*Exercise task*:
Return, exactly as written, the lines that start at the one holding "Clone this chart in Chart.js." and end at the one holding "ctx.stroke();", with both of those lines kept. Skip any pictures.

*Task material*:
■ ■ ■ ■ ■ ■ ■
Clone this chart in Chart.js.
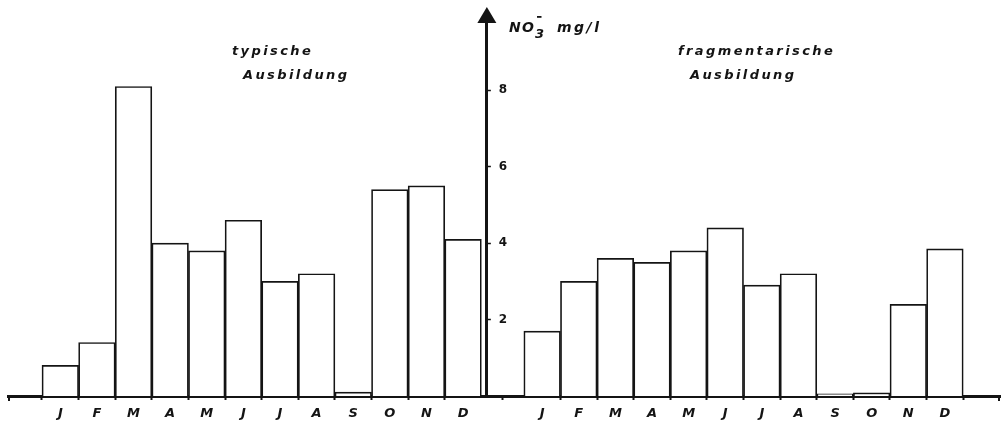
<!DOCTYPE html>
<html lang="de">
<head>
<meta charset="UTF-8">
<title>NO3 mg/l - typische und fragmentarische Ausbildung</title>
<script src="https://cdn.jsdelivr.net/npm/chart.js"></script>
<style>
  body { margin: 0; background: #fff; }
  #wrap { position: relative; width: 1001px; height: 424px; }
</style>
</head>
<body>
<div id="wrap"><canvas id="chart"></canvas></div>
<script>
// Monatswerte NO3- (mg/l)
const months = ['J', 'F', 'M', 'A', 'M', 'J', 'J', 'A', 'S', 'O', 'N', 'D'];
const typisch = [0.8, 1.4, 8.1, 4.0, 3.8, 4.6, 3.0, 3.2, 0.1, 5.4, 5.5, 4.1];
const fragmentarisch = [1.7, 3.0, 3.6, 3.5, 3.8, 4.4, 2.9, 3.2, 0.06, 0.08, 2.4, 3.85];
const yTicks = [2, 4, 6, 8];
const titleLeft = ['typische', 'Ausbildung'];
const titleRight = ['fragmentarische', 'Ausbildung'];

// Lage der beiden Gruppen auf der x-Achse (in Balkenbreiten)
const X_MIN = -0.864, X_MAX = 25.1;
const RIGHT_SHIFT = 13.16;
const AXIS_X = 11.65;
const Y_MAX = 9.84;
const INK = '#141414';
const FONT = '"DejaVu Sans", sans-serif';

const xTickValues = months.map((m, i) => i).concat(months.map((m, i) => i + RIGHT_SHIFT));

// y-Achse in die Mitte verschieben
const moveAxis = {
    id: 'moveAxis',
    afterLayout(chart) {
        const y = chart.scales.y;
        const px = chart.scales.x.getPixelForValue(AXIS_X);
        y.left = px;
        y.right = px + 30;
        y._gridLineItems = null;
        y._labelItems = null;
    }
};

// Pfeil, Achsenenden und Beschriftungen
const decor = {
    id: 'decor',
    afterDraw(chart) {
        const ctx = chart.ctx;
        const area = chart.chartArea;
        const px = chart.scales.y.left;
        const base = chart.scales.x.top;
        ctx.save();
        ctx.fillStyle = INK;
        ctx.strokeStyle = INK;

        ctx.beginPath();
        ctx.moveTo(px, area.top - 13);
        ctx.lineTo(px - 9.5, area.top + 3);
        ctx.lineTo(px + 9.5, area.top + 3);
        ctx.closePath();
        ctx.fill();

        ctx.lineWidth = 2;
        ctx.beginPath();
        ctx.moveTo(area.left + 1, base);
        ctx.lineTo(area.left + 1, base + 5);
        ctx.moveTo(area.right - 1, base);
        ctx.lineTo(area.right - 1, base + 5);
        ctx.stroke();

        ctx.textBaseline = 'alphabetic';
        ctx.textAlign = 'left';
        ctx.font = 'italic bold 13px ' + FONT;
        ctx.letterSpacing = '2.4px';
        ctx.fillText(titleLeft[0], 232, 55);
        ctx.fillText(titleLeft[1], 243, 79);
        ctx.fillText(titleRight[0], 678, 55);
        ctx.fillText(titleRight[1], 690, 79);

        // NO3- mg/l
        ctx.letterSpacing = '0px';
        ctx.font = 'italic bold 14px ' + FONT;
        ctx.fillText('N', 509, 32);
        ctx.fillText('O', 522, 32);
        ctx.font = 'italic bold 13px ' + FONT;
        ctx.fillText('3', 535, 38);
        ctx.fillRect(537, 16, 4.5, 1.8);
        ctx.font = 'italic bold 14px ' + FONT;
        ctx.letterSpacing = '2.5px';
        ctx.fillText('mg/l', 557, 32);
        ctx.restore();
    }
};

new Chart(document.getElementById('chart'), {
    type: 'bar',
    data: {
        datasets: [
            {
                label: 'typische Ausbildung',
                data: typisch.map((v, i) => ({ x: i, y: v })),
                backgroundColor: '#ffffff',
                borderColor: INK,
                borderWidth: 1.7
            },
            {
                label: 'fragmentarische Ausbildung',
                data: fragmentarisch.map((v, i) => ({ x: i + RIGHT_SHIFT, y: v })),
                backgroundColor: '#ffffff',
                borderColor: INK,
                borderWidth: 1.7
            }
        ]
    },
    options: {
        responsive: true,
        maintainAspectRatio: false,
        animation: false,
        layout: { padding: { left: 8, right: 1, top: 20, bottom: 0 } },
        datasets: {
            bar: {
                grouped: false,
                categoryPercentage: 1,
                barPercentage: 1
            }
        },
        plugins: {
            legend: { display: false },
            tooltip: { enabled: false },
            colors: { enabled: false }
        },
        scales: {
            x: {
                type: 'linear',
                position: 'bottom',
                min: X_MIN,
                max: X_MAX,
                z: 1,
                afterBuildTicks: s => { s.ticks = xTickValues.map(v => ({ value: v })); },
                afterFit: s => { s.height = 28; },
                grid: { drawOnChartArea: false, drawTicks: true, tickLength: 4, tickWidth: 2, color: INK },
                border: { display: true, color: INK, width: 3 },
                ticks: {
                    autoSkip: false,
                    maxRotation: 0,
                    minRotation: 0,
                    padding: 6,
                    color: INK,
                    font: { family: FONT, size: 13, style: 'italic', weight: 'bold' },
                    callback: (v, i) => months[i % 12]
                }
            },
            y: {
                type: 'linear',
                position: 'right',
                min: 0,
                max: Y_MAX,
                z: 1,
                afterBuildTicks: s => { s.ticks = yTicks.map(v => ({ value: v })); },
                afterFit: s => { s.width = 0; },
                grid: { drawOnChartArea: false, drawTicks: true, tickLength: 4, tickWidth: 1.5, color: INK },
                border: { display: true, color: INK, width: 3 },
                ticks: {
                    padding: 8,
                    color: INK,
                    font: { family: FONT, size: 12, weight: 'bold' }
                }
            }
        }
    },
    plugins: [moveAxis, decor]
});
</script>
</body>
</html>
■ ■ ■ ■ ■ ■ ■
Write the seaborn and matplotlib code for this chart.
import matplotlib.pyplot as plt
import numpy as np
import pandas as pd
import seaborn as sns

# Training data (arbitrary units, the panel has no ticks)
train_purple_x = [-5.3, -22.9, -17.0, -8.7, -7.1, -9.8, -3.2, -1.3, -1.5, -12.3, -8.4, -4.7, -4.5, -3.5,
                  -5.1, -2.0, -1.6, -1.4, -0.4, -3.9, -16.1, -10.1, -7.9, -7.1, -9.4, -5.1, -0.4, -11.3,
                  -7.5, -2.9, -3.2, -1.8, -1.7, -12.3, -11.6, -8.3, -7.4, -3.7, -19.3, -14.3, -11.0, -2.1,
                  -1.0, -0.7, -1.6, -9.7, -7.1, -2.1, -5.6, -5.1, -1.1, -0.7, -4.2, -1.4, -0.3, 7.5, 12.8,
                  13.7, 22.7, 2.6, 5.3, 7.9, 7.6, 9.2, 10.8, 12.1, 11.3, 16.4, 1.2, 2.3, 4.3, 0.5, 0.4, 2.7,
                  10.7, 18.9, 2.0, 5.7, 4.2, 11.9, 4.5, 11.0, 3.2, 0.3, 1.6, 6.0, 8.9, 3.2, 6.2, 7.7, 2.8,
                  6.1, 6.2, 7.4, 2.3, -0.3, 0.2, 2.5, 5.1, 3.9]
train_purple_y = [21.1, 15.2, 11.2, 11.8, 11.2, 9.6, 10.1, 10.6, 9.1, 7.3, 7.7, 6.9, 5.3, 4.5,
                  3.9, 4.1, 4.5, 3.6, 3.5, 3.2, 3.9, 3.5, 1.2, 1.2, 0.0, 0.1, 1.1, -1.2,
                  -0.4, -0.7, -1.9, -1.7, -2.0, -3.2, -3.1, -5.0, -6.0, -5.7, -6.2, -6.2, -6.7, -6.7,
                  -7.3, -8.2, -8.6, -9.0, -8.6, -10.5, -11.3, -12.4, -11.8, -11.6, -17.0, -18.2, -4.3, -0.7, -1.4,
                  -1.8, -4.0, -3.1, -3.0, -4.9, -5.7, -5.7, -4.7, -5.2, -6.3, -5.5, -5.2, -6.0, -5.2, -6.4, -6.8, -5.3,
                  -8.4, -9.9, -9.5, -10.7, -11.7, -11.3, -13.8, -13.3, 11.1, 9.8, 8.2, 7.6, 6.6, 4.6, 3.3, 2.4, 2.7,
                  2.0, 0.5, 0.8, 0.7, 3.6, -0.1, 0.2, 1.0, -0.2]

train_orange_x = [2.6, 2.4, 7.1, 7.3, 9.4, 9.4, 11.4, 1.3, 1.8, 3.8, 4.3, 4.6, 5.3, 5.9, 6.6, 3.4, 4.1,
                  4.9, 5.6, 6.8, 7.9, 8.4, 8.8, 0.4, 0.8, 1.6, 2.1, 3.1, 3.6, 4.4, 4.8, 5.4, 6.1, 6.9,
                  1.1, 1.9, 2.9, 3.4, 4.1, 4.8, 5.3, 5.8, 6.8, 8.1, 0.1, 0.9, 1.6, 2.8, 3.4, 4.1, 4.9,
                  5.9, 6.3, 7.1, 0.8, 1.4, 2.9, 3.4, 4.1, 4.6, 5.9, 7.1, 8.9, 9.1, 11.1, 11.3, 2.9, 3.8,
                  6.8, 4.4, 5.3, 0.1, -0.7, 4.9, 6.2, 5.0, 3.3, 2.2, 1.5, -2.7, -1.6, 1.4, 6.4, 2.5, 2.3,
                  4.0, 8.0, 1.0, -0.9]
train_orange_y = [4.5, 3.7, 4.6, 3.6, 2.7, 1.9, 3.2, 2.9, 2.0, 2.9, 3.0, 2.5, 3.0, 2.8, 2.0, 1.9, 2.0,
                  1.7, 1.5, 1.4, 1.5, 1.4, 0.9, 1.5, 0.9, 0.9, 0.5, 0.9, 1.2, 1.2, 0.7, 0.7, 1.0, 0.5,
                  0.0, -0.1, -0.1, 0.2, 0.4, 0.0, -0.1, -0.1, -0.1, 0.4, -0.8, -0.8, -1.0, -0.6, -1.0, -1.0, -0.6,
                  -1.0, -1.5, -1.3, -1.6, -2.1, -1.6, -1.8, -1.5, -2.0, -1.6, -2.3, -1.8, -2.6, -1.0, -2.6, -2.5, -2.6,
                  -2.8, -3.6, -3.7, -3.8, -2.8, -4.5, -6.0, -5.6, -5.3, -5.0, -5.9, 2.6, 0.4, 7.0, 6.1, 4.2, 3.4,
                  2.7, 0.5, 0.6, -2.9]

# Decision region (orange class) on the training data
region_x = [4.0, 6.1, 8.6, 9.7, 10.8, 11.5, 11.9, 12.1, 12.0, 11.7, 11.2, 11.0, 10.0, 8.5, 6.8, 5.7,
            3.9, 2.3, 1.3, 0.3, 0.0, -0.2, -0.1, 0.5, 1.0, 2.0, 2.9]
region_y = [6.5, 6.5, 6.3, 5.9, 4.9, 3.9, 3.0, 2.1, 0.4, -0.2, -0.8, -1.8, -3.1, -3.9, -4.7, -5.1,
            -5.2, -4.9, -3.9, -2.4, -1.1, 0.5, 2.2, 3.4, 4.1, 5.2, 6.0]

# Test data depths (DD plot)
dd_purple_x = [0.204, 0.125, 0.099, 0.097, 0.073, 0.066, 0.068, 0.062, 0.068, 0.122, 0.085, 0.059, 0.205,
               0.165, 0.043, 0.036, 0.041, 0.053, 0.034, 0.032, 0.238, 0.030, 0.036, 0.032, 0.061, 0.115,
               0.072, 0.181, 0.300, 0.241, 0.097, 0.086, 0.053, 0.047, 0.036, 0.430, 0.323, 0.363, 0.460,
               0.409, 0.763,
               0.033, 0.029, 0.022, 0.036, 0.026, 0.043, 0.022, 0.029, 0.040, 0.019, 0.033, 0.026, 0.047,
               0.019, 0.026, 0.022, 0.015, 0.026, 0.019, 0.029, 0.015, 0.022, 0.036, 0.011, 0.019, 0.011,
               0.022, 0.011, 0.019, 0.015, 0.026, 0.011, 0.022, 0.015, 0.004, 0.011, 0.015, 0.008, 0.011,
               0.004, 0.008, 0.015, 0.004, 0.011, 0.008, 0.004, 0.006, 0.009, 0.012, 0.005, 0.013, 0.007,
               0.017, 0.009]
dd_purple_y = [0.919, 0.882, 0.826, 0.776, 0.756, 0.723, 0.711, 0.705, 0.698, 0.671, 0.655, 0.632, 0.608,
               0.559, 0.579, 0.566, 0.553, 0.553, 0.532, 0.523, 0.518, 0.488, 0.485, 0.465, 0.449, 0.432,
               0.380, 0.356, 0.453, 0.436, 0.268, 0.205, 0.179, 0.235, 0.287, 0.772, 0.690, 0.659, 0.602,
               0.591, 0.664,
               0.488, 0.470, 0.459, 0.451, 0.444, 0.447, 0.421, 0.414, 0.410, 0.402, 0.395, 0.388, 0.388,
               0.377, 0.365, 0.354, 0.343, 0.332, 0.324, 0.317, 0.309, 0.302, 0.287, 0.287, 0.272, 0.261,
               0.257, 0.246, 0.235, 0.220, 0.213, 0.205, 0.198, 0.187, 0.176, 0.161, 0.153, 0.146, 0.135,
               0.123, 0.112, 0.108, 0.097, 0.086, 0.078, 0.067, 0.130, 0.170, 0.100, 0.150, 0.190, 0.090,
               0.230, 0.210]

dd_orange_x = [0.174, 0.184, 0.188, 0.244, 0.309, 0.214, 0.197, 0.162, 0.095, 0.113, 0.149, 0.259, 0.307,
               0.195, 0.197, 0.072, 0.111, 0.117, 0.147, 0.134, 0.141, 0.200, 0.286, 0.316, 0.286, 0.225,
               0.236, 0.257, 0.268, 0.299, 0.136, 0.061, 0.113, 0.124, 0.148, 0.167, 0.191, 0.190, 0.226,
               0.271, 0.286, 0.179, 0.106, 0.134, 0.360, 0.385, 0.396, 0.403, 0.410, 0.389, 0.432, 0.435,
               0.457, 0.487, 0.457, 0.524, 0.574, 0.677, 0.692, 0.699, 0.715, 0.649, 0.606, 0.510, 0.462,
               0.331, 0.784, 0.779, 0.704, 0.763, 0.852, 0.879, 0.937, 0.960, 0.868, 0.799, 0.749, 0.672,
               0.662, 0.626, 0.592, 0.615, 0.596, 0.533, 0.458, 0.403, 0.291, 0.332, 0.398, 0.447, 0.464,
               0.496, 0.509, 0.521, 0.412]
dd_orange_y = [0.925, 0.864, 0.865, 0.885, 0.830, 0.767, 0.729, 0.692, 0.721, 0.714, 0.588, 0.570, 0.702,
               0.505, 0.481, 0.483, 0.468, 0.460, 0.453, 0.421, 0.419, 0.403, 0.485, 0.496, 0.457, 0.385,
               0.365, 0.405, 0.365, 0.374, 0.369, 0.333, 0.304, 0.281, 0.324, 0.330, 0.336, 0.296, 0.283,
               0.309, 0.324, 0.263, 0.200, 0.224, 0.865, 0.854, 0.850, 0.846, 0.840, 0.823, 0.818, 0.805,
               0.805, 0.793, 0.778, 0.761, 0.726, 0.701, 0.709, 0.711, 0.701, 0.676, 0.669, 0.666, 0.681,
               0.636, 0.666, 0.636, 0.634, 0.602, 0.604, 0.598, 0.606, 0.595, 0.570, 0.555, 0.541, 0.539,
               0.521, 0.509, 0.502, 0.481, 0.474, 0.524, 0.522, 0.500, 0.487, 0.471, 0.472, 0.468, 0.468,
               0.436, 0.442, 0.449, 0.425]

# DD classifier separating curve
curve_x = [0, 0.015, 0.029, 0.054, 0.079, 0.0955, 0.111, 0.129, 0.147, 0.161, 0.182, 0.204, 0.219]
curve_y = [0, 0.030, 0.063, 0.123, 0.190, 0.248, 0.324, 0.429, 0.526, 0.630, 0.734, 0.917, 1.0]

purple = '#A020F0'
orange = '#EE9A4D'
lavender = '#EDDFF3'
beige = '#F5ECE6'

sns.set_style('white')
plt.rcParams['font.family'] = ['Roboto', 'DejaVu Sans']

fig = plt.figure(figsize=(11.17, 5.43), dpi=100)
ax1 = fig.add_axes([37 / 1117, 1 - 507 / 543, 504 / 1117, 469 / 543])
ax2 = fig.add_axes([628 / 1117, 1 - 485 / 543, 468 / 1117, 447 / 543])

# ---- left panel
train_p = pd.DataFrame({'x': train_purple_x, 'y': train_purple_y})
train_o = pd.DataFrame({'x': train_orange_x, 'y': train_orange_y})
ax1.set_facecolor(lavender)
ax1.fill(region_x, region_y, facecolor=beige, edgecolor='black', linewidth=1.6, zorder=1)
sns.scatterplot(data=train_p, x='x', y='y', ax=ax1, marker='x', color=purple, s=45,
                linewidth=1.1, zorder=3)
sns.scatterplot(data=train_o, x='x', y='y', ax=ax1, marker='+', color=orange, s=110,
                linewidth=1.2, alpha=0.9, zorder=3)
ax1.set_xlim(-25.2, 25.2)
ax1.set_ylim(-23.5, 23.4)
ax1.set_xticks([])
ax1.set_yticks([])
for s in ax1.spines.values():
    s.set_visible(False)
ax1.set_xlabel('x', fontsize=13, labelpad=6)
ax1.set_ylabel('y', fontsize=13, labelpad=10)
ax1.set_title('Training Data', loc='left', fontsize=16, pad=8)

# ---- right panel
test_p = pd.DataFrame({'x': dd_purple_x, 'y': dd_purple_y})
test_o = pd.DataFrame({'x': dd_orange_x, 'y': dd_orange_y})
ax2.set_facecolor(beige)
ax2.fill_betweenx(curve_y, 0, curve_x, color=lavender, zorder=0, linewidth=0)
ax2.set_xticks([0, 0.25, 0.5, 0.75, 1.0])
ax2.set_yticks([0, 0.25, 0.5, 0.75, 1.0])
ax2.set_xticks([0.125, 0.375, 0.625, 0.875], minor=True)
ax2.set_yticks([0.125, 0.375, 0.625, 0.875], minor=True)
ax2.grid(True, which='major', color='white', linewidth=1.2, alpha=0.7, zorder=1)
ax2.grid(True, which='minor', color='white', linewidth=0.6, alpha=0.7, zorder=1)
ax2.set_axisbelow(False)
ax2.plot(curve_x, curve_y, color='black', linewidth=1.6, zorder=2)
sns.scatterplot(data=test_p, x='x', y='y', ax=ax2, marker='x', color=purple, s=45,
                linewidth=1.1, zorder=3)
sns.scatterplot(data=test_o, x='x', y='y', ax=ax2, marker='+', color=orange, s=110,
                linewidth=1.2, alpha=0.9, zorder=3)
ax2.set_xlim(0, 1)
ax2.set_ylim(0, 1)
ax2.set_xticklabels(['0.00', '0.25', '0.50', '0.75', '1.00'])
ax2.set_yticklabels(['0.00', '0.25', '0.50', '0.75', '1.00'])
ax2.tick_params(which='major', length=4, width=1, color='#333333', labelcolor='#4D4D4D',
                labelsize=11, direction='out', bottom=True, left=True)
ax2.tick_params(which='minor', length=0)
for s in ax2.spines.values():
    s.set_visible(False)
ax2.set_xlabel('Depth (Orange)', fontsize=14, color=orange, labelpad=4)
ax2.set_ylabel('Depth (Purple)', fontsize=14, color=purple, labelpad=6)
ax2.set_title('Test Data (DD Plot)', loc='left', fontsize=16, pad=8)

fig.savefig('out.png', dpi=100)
■ ■ ■ ■ ■ ■ ■
*The output*:
Clone this chart in Chart.js.
<!DOCTYPE html>
<html lang="de">
<head>
<meta charset="UTF-8">
<title>NO3 mg/l - typische und fragmentarische Ausbildung</title>
<script src="https://cdn.jsdelivr.net/npm/chart.js"></script>
<style>
  body { margin: 0; background: #fff; }
  #wrap { position: relative; width: 1001px; height: 424px; }
</style>
</head>
<body>
<div id="wrap"><canvas id="chart"></canvas></div>
<script>
// Monatswerte NO3- (mg/l)
const months = ['J', 'F', 'M', 'A', 'M', 'J', 'J', 'A', 'S', 'O', 'N', 'D'];
const typisch = [0.8, 1.4, 8.1, 4.0, 3.8, 4.6, 3.0, 3.2, 0.1, 5.4, 5.5, 4.1];
const fragmentarisch = [1.7, 3.0, 3.6, 3.5, 3.8, 4.4, 2.9, 3.2, 0.06, 0.08, 2.4, 3.85];
const yTicks = [2, 4, 6, 8];
const titleLeft = ['typische', 'Ausbildung'];
const titleRight = ['fragmentarische', 'Ausbildung'];

// Lage der beiden Gruppen auf der x-Achse (in Balkenbreiten)
const X_MIN = -0.864, X_MAX = 25.1;
const RIGHT_SHIFT = 13.16;
const AXIS_X = 11.65;
const Y_MAX = 9.84;
const INK = '#141414';
const FONT = '"DejaVu Sans", sans-serif';

const xTickValues = months.map((m, i) => i).concat(months.map((m, i) => i + RIGHT_SHIFT));

// y-Achse in die Mitte verschieben
const moveAxis = {
    id: 'moveAxis',
    afterLayout(chart) {
        const y = chart.scales.y;
        const px = chart.scales.x.getPixelForValue(AXIS_X);
        y.left = px;
        y.right = px + 30;
        y._gridLineItems = null;
        y._labelItems = null;
    }
};

// Pfeil, Achsenenden und Beschriftungen
const decor = {
    id: 'decor',
    afterDraw(chart) {
        const ctx = chart.ctx;
        const area = chart.chartArea;
        const px = chart.scales.y.left;
        const base = chart.scales.x.top;
        ctx.save();
        ctx.fillStyle = INK;
        ctx.strokeStyle = INK;

        ctx.beginPath();
        ctx.moveTo(px, area.top - 13);
        ctx.lineTo(px - 9.5, area.top + 3);
        ctx.lineTo(px + 9.5, area.top + 3);
        ctx.closePath();
        ctx.fill();

        ctx.lineWidth = 2;
        ctx.beginPath();
        ctx.moveTo(area.left + 1, base);
        ctx.lineTo(area.left + 1, base + 5);
        ctx.moveTo(area.right - 1, base);
        ctx.lineTo(area.right - 1, base + 5);
        ctx.stroke();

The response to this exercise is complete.